Homaro Cantu, Chicago’s critically acclaimed chef was found dead Tuesday afternoon. Chicago police are investigating Cantu’s death, suspecting Homaro committed suicide by hanging.
Tuesday afternoon, at around 1:00 PM, Homaro Cantu’s body was found hanging inside his new restaurant, Crooked Fork Brewing, on Chicago’s Northwest side, on West Montrose Avenue. Cantu had plans to open the restaurant with his partner, Trevor Rose-Hamblin.
According to Sun Times‘ story coverage, EL Ideas Chef Phillip Foss said Homaro Cantu was homeless at one time. Foss added Canto was also an addict before he started working in famous chef Charlie Trotter’s renowned restaurant.
Foss made the following comment about Homaro.
“I hear a lot of stories about a top chef coming up from nothing and going on to great things, but his nothing is a much deeper place than almost anybody I ever knew as a chef. To go and to have success that he did. It’s just sad that it has to end like this, and we’re just pretty broken up tonight.”
Homaro Cantu was a unique chef. He used science in his cooking. For example, aside from inventing new dishes, he found ways to solve problems. He created edible menus, as well as carbonated fruit with a berry, known as “flavor tripping” drinks, making sour beverages taste sweet without adding any sugar.
Chef Matthias Merges spent four years working with Homaro in Trotter’s kitchen.
The owner and executive chef at Yusho briefly described how it was working with Cantu.
“It was really inspiring to see someone who would come up with an idea that’s so wacky and he would be like, ‘I need to go with it,’ and that’s how Moto was born and all his other projects.
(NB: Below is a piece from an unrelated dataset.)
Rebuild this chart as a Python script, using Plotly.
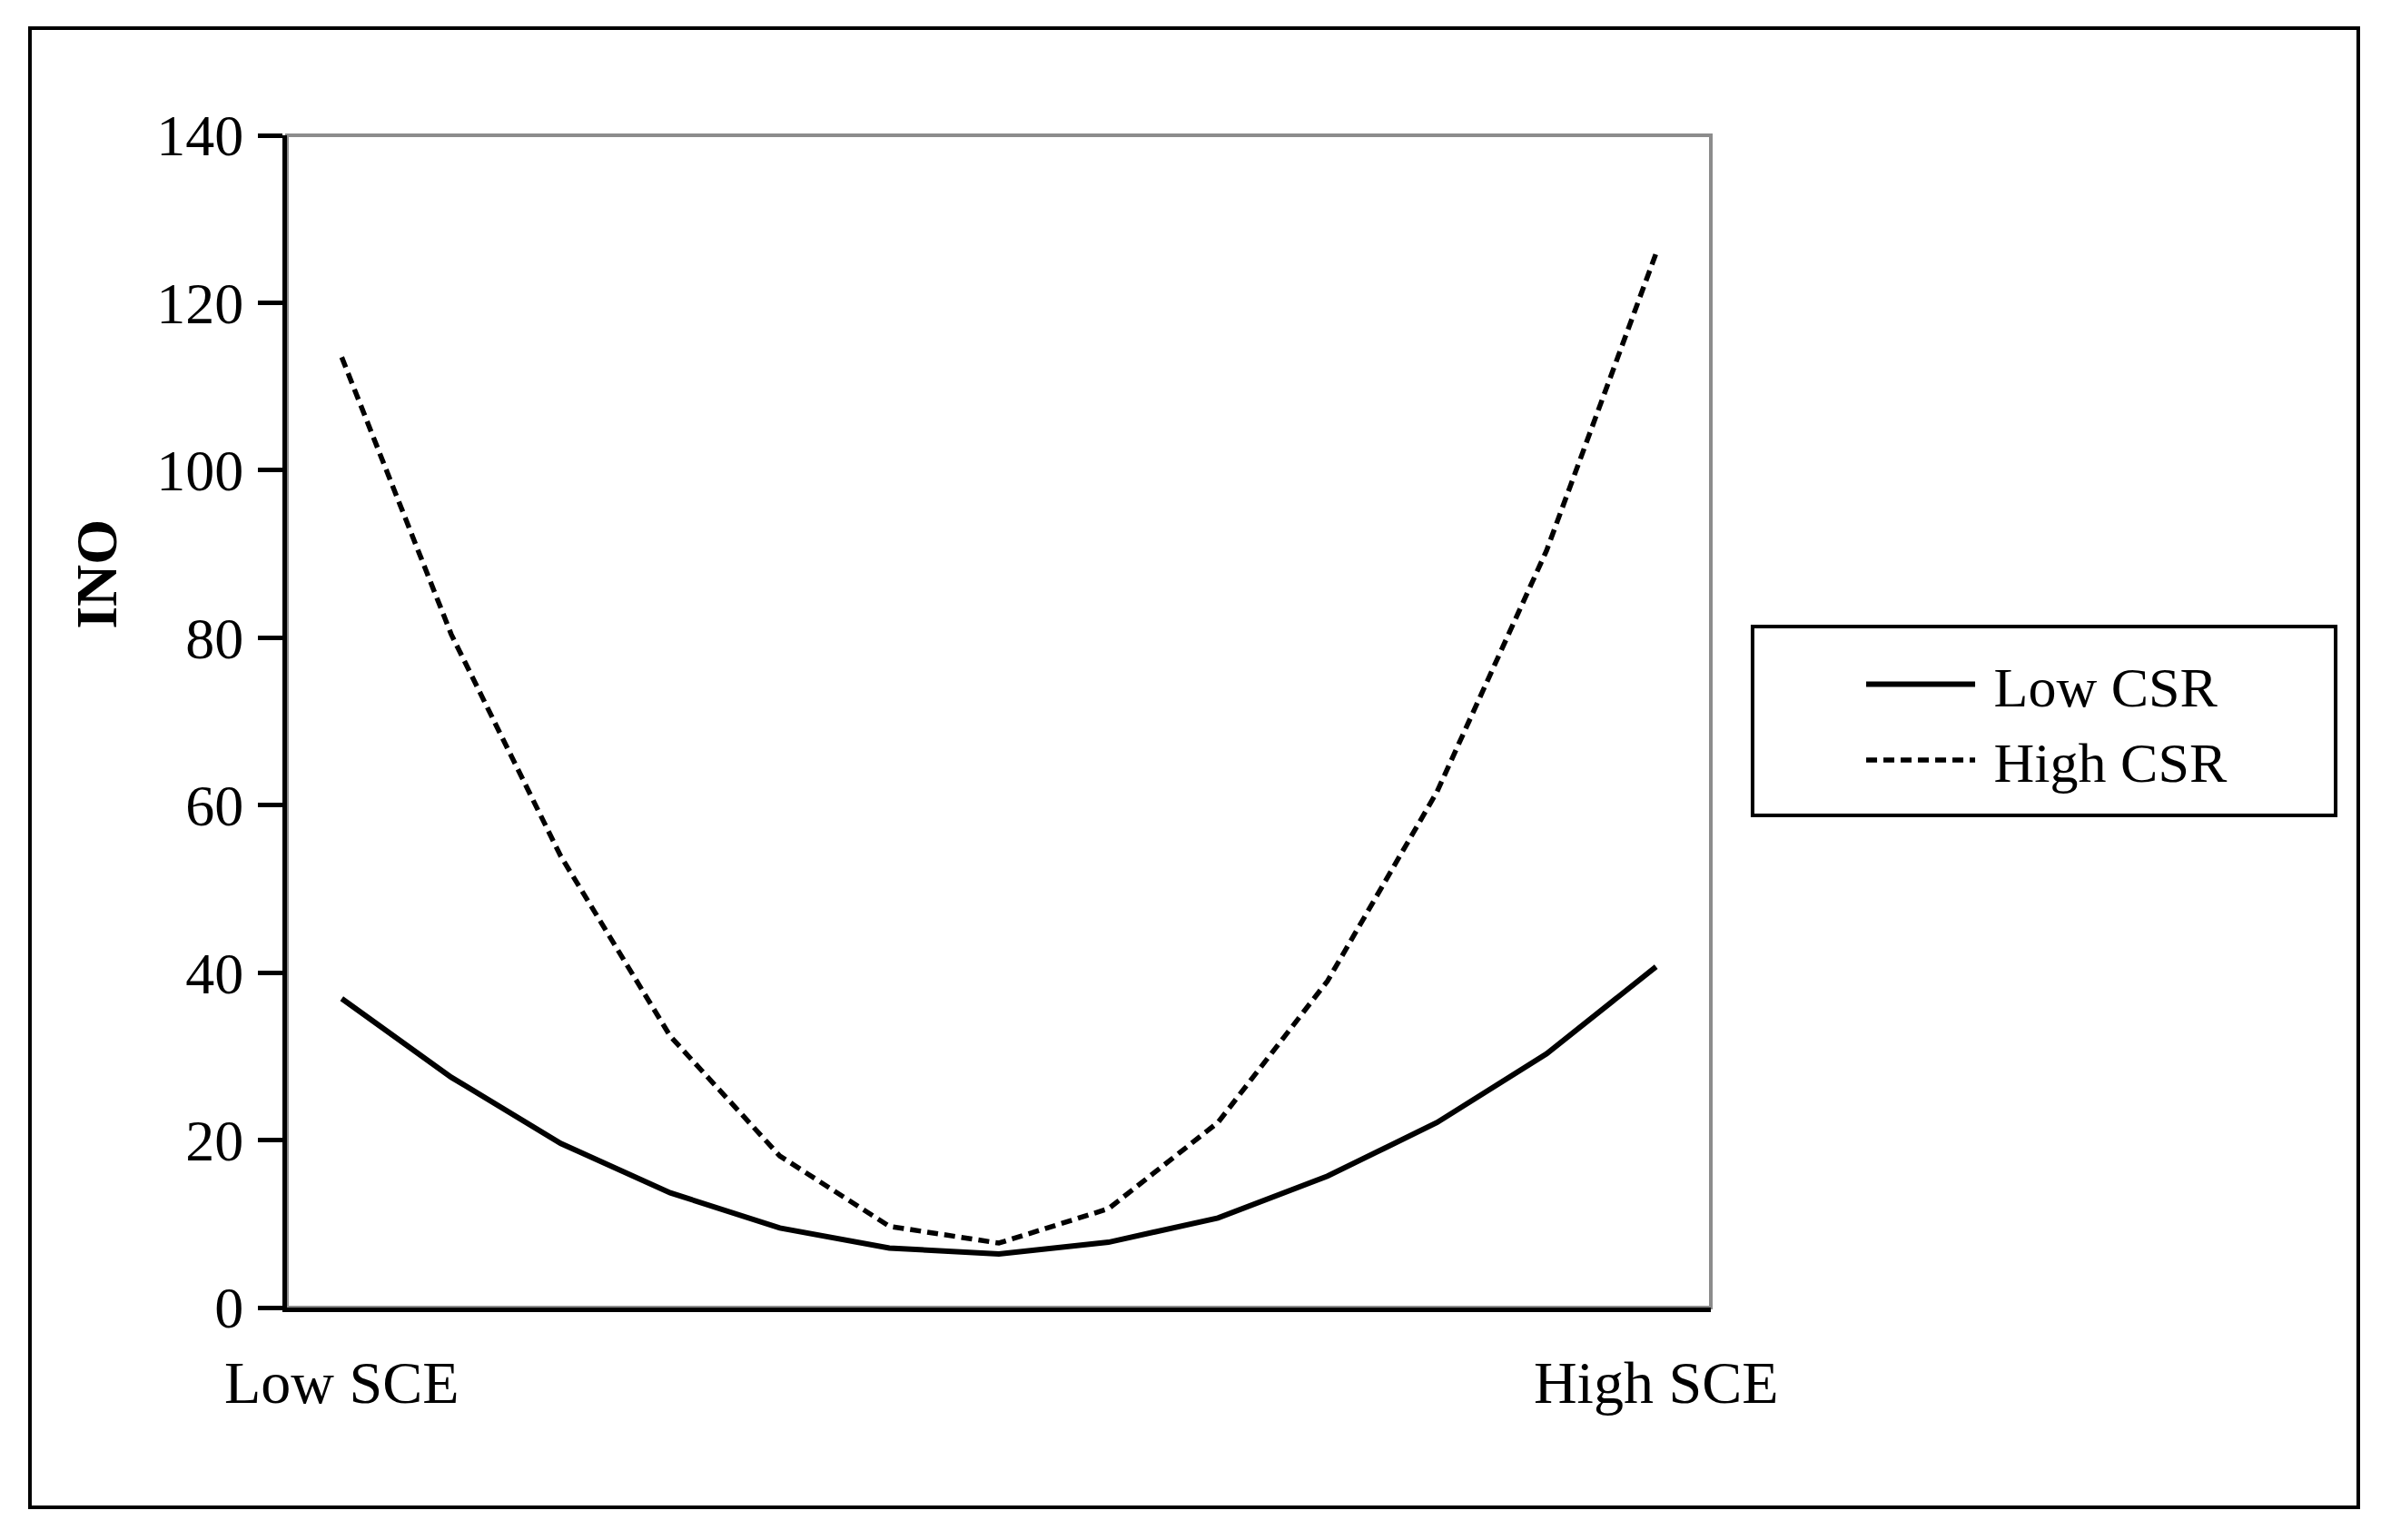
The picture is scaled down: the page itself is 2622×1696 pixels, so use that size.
import plotly.graph_objects as go

# ---- data ----
x_positions = list(range(13))
x_tick_vals = [0, 12]
x_tick_text = ["Low SCE", "High SCE"]
low_csr = [36.9, 27.5, 19.6, 13.7, 9.5, 7.1, 6.4, 7.8, 10.7, 15.7, 22.1, 30.3, 40.7]
high_csr = [113.5, 80.4, 53.9, 32.4, 18.1, 9.7, 7.7, 11.8, 22.1, 39.0, 61.6, 90.4, 125.9]
y_tick_vals = [0, 20, 40, 60, 80, 100, 120, 140]
series_names = ["Low CSR", "High CSR"]

FONT = "Liberation Serif, Times New Roman, serif"
NBSP = "\u00a0"

fig = go.Figure()
fig.add_trace(go.Scatter(x=x_positions, y=low_csr, mode="lines", name=NBSP + series_names[0],
                         line=dict(color="black", width=6)))
fig.add_trace(go.Scatter(x=x_positions, y=high_csr, mode="lines", name=NBSP + series_names[1],
                         line=dict(color="black", width=5.5, dash="12px,7px")))

fig.update_layout(
    width=2614, height=1688,
    margin=dict(l=308, r=738, t=141, b=256),
    paper_bgcolor="white", plot_bgcolor="white",
    font=dict(family=FONT, size=64, color="black"),
    showlegend=True,
    legend=dict(
        x=1.1059, y=0.568, xanchor="left", yanchor="top",
        borderwidth=0, bgcolor="rgba(0,0,0,0)",
        font=dict(family=FONT, size=62, color="black"),
        itemwidth=120,
        tracegroupgap=0,
    ),
    xaxis=dict(
        range=[-0.5, 12.5], tickmode="array", tickvals=x_tick_vals, ticktext=x_tick_text,
        showline=True, linecolor="black", linewidth=5,
        ticks="outside", ticklen=21, tickcolor="rgba(0,0,0,0)",
        showgrid=False, zeroline=False,
        tickfont=dict(family=FONT, size=66, color="black"),
    ),
    yaxis=dict(
        range=[0, 140], tickmode="array", tickvals=y_tick_vals,
        showline=True, linecolor="black", linewidth=5,
        ticks="outside", ticklen=27, tickwidth=5, tickcolor="black",
        ticklabelstandoff=3,
        showgrid=False, zeroline=False,
        tickfont=dict(family=FONT, size=64, color="black"),
    ),
    shapes=[
        dict(type="rect", xref="paper", yref="paper", x0=0, x1=1, y0=0, y1=1,
             line=dict(color="#8c8c8c", width=4), layer="below"),
        dict(type="rect", xref="paper", yref="paper", x0=-0.1805, x1=1.4547,
             y0=-0.1704, y1=1.0914, line=dict(color="black", width=4), layer="below"),
        dict(type="rect", xref="paper", yref="paper", x0=1.0293, x1=1.4388,
             y0=0.4198, y1=0.5810, line=dict(color="black", width=4), layer="below"),
    ],
    annotations=[
        dict(text="<b>INO</b>", xref="paper", yref="paper", x=-0.1333, y=0.626,
             xanchor="center", yanchor="middle",
             showarrow=False, textangle=-90,
             font=dict(family=FONT, size=64, color="black")),
    ],
)

fig.write_html("out.html")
I think it was a testament to his creative drive and passion that so inspired myself and a generation of chefs.”
In a 2012 Chicago Tribune interview, Homaro shared his thoughts on his unique view on life.
“I was just taught very early that if I didn’t solve problems, I was headed for a very dark path. Problems were everywhere. Now even if there are no problems, I look for problems. I’m like, you know what? I don’t like the way this spoon works. I want to design a new spoon. Or I don’t like the way my phone integrates with my desktop; I want to come in and talk to my computer.”
The Chicago Tribune reported Homaro’s former partner and investor of two restaurants, Alexander Espalin, sued 38-year-old Cantu last month for using the two restaurant’s bank accounts for personal use, including meals, trips, and personal business. Espalin alleges Homaro did not pay him the profits owed to him for his investment in iNG and Moto restaurants.
Homaro lived with his wife, Katie McGowan, and the couple’s two young daughters in the Old Irving Park community of Chicago, Illinois. Later today, Cook County medical examiner’s office is scheduled to perform an autopsy on Homaro Cantu.